Таким образом, самый состав нашего населения не есть замкнутый, окончательно определившийся и исключающий вступление в него элементов новых в смысле племенном. Наша жизнь дает нам явление не только ассимилирования низших форм быта высшими, внутри одной нации, но и длящееся обновление самих племенных ее элементов. Мы будем иметь случай позже, трактуя вопрос правоспособности лиц, раскрыть содержание действующих норм, определяющих общую и особенную цивильную правоспособность наших инородцев.

Что касается состояния права на этих ступенях развития, в быте племенном старой России и в соответствующих ему формах современного племенного быта инородцев, то его правильно характеризовать признаком субъективности правосознания. О каких-либо началах права общего на этих ступенях культуры не может быть речи. Формы и способы защиты права условлены здесь не столько высшей целью правосудия, единообразного и постоянного, сколько низшей - удовлетворения раздраженного чувства обиды. Признаки этого быта, обращенные к прошлому (месть, безразличие органов и способов воздействия за правонарушения, какого бы рода они ни было, и проч.), ясно видны на первых страницах русской истории. Такое право не может выйти из границ тесного круга лиц, связанных кровной близостью или насущными интересами совершенно примитивного свойства. При одинаковых потребностях разных племен между их юридическим бытом может быть близость типа, значительные черты сходства, но это не общность правосознания.
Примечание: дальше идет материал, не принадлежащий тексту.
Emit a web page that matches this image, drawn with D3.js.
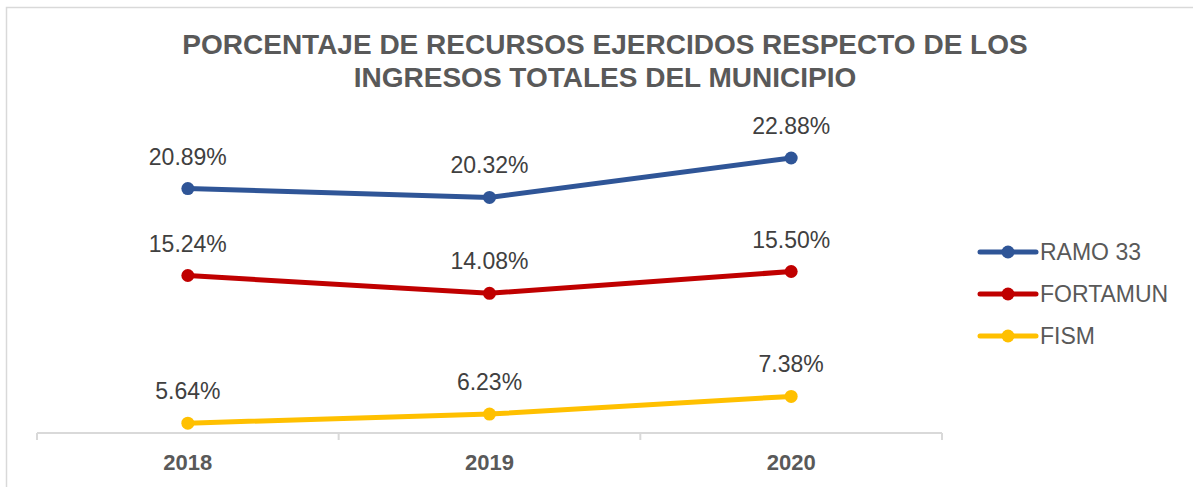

Задачи законодательства и управления по отношению к этим элементам русского населения заключались и заключаются до сего времени в регулировании их внутреннего быта и в охранительных мерах против бесправия и опасностей для соседей. Где нет этих опасностей, там переход к высшим формам быта, развитие элементов общения юридического условлены для инородцев предшествующим освоением ими элементов русской культуры, русской речи, школы, христианского вероучения. Так, направленными усилиями русского государства и церкви наполнены не только страницы старых русских летописей, но памятники законодательства и управления прошлого века и ныне действующие нормы.